For the goals for this sculpture, Bixby hopes to give it a “sense of life” and appear as if it was truly shot out of the sky and was alive at one point. Bixby does not want the dragon to look like a solid object or stiff, so he is including lots of curves to try to make its pose look “organic.” 

A Passion for Art

Bixby has been interested in art for as long as he can remember. Like many others in first grade, Bixby wrote a paragraph about what he wanted to be when he grew up and he wrote that he wanted to be a cartoonist. He still has that paper today. 

Bixby does not have a favorite art style and he likes that he can jump into different forms of art, though he says it can be “both a blessing and a curse,” since he can find himself “spreading [himself] too thin from trying to do too much.” He does really enjoy painting, though.

There are a lot of rewarding moments as an artist for Bixby, such as meeting new people, but also the reactions of those viewing his artwork. 

Bixby gets a lot of commissions to do dog head sculptures and sometimes he would get a video from the buyers who, after receiving the finished product, record the reveal to the receiver. These videos are emotional because often the dogs in these sculptures are deceased. It makes Bixby happy knowing that he did “their pet justice” and made it so realistic that the receivers can see their pet as if it was living. 

Bixby does not have a favorite piece he has made, however, a piece he created in 8th grade always sticks out to him. He created a cartoon beaver on a big poster board many times and drew all superhero costumes he could think of on them. It was the first time he made it a goal to complete an art project on his own and dedicate time and effort to it.

It opened Bixby’s eyes because he realized that if he could put his mind to it, he can bring his art to life. 

Looking Ahead

Bixby hopes to finish his masters in art in the spring. He hopes once everything settles down, he can make some more art, as he has been interested in going into graphic arts. Bixby also hopes for more commissions and getting some network opportunities from the exhibition. He is preparing for next year and more exhibits.

Bixby said he seems to have found success in sculpture since few get into sculpting and he thinks it can be a niche for himself if he continues with it.
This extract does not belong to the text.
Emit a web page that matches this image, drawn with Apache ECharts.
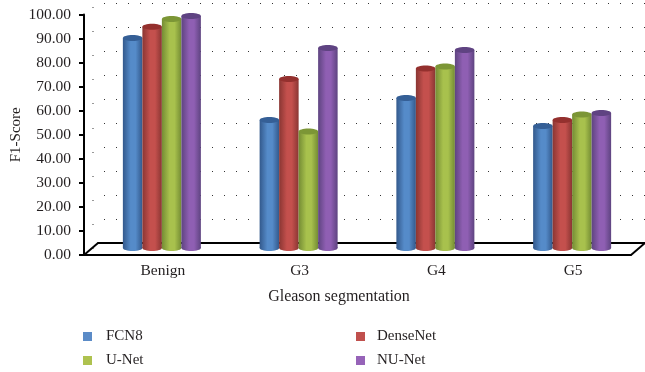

You can find his website here

Advice for Artists

Bixby advises that artists, whether they are serious or just looking for a hobby, just keep on drawing and making art as much as they can. He also suggests taking advantage of any art classes and fully grasping onto the skills the teachers teach and make time to apply these skills to their own personal art. Bixby says that artists should make as much as they can and show others because putting oneself and one’s artwork out there is “the only way to get feedback, exposure, and potentially get opportunities.”